Le sculture di Mauro Staccioli al Castello Campori di Soliera
Le sculture-intervento di Mauro Staccioli arrivano nel Castello Campori di Soliera mettendo in atto la dialettica artista/pubblico. All'insegna di una partecipazione collettiva
Con una serie di mostre di interesse nazionale, Soliera sta cercando di costruire un’identità culturale propria basandosi sulla scultura contemporanea, creando una fisionomia culturale caratterizzata da un preciso percorso espositivo con l’intento di educare il pubblico anche dei non addetti ai lavori e rivitalizzando al contempo il centro storico. Ora tocca a Mauro Staccioli (Volterra, 1937 – Milano, 2018), volterrano di nascita ma milanese d’adozione, con un monumentale Portale installato nel centro della cittadina in comodato gratuito per tre anni e un’esposizione all’interno del Castello Campori, che racconta l’artista e la sua vita attraverso le opere, grazie alla collaborazione con il suo archivio.

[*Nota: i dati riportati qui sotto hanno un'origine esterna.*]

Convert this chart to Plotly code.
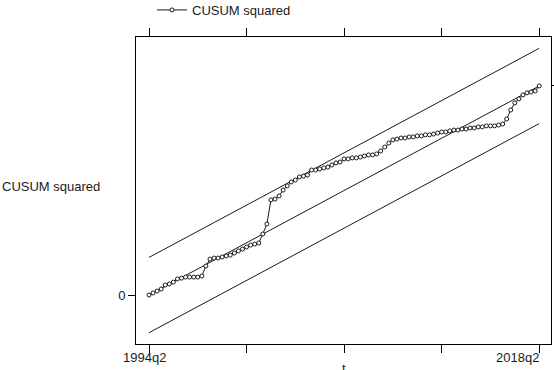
import plotly.graph_objects as go

# quarters from 1994q2 to 2018q2 (index 0..96)
start_year, start_q = 1994, 2
n_obs = 97
quarter_labels = []
for k in range(n_obs):
    q0 = start_q - 1 + k
    quarter_labels.append(f"{start_year + q0 // 4}q{q0 % 4 + 1}")
t_index = list(range(n_obs))

cusum_sq = [
    0.000, 0.010, 0.019, 0.029, 0.048, 0.053, 0.062, 0.077, 0.081, 0.086,
    0.086, 0.086, 0.086, 0.091, 0.139, 0.172, 0.177, 0.177, 0.182, 0.187,
    0.191, 0.201, 0.211, 0.220, 0.230, 0.239, 0.244, 0.249, 0.292, 0.340,
    0.455, 0.459, 0.474, 0.502, 0.522, 0.541, 0.550, 0.565, 0.569, 0.574,
    0.598, 0.598, 0.603, 0.608, 0.612, 0.622, 0.632, 0.636, 0.651, 0.651,
    0.656, 0.656, 0.660, 0.665, 0.670, 0.670, 0.675, 0.689, 0.708, 0.727,
    0.742, 0.746, 0.751, 0.751, 0.756, 0.756, 0.761, 0.761, 0.766, 0.766,
    0.770, 0.775, 0.780, 0.780, 0.785, 0.789, 0.789, 0.794, 0.794, 0.799,
    0.799, 0.804, 0.804, 0.809, 0.809, 0.809, 0.813, 0.818, 0.842, 0.885,
    0.919, 0.938, 0.957, 0.967, 0.971, 0.976, 1.000,
]

# reference lines: endpoints at first and last quarter
line_x = [0, 96]
expected = [0.0, 1.0]
upper = [0.18, 1.18]
lower = [-0.18, 0.82]

tick_vals = [0, 24, 48, 72, 96]
tick_text = ["1994q2", "", "", "", "2018q2"]

FONT = "Liberation Sans, Arial, sans-serif"
FS = 13
fig = go.Figure()
for ys in (upper, expected, lower):
    fig.add_trace(go.Scatter(x=line_x, y=ys, mode="lines",
                             line=dict(color="#1a1a1a", width=1),
                             showlegend=False, hoverinfo="skip"))
fig.add_trace(go.Scatter(
    x=t_index, y=cusum_sq, mode="lines+markers", name="CUSUM squared",
    line=dict(color="#1a1a1a", width=1),
    marker=dict(symbol="circle", size=4, color="white",
                line=dict(color="#1a1a1a", width=1)),
    text=quarter_labels, hovertemplate="%{text}: %{y:.3f}<extra></extra>"))
# invisible trace on right axis for the right-hand tick
fig.add_trace(go.Scatter(x=[0], y=[0], yaxis="y2", mode="markers",
                         marker=dict(opacity=0), showlegend=False,
                         hoverinfo="skip"))

# x tick labels drawn as annotations so they sit where the reference puts them
label_shift = {0: ("center", -5), 4: ("right", 2)}
x_labels = []
for k, (tv, tt) in enumerate(zip(tick_vals, tick_text)):
    if not tt:
        continue
    anchor, shift = label_shift.get(k, ("center", 0))
    x_labels.append(dict(text=tt, x=tv, xref="x", y=0, yref="paper",
                         xanchor=anchor, xshift=shift, yanchor="top",
                         yshift=-4, showarrow=False, font=dict(size=FS)))

yr = [-0.234, 1.234]
fig.update_layout(
    width=554, height=370,
    margin=dict(l=136, r=3, t=37, b=26, autoexpand=False),
    paper_bgcolor="white", plot_bgcolor="white",
    font=dict(family=FONT, size=FS, color="#1a1a1a"),
    xaxis=dict(range=[-3.2, 98.9], tickvals=tick_vals, showticklabels=False,
               ticks="outside", ticklen=8, tickcolor="black", tickwidth=1,
               showline=True, linecolor="black", linewidth=1, mirror="ticks",
               showgrid=False, zeroline=False, automargin=False),
    yaxis=dict(range=yr, tickvals=[0], ticktext=["0"], ticks="outside",
               ticklen=7, tickcolor="black", showline=True, linecolor="black",
               linewidth=1, mirror=True, showgrid=False, zeroline=False,
               tickfont=dict(size=FS), automargin=False),
    yaxis2=dict(range=yr, overlaying="y", side="right", tickvals=[1],
                showticklabels=False, ticks="outside", ticklen=7,
                tickcolor="black", showgrid=False, zeroline=False,
                showline=False, automargin=False),
    showlegend=True,
    legend=dict(orientation="h", x=16/415, xanchor="left", y=1.088,
                yanchor="middle", font=dict(size=FS), bgcolor="rgba(0,0,0,0)"),
    annotations=x_labels + [
        dict(text="CUSUM squared", xref="paper", yref="paper",
             x=-136/415, xanchor="left", y=(344-186)/307, yanchor="middle",
             showarrow=False, font=dict(size=FS)),
        dict(text="t", xref="paper", yref="paper", x=0.5, xanchor="center",
             y=-15/307, yanchor="top", showarrow=False, font=dict(size=FS)),
    ],
)
fig.write_html("out.html", config={"displayModeBar": False},
               post_script="document.body.style.margin='0';")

LA MOSTRA DI STACCIOLI A SOLIERA
Lo spazio espositivo del Castello viene allestito come fosse il suo luogo di lavoro, con installazioni scultoree senza basi che poggiano direttamente sul pavimento, cemento e ferro che dialogano con l’ambiente circostante. L’idea degli organizzatori è proprio quella di portare avanti il suo pensiero e metodo, e di mostrare come negli anni sia cambiata la sua modalità del fare scultura. Con il tempo difatti Staccioli ha modificato necessariamente il suo modo di lavorare. Negli Anni Settanta/Ottanta ragionò sulle forme essenziali complesse come tubi o pezzi di muro di vecchie carceri, mentre negli Anni Duemila passò a una forma scultorea transitabile, con cerchi e triangoli, e alle grandi installazioni ambientali. “La scultura non ammicca, non allude, non sta ferma in se stessa“, si legge in una delle frasi disseminate tra le sale, che aiutano a comprendere il rapporto diretto tra artista e spettatore, tra l’azione e la conseguente reazione, osservando lavori che sono strumenti di provocazione e stimolo.
L’ARTE DI MAURO STACCIOLI
Staccioli fu anche promotore di un attivismo politico molto critico contro la città di Milano e la cementificazione. Partecipò a due Biennali a Venezia, nel ‘76 e nel ‘78, anno in cui realizzò un grande muro che ostacolava la vista del Padiglione italiano, stimolando le persone a interagire, fermate dallo scatto del fotografo e amico Enrico Cattaneo. Studiando la misurazione spaziale, legò i suoi lavori a una dimensione sociale e collettiva. Con uno staff che l’ha accompagnato tutta la vita e un amico ingegnere di cui si fidava ciecamente, divenne ben presto uno dei maestri della scultura ambientale internazionale e le sue opere sono ancora oggi segnali visibili che mappano un territorio.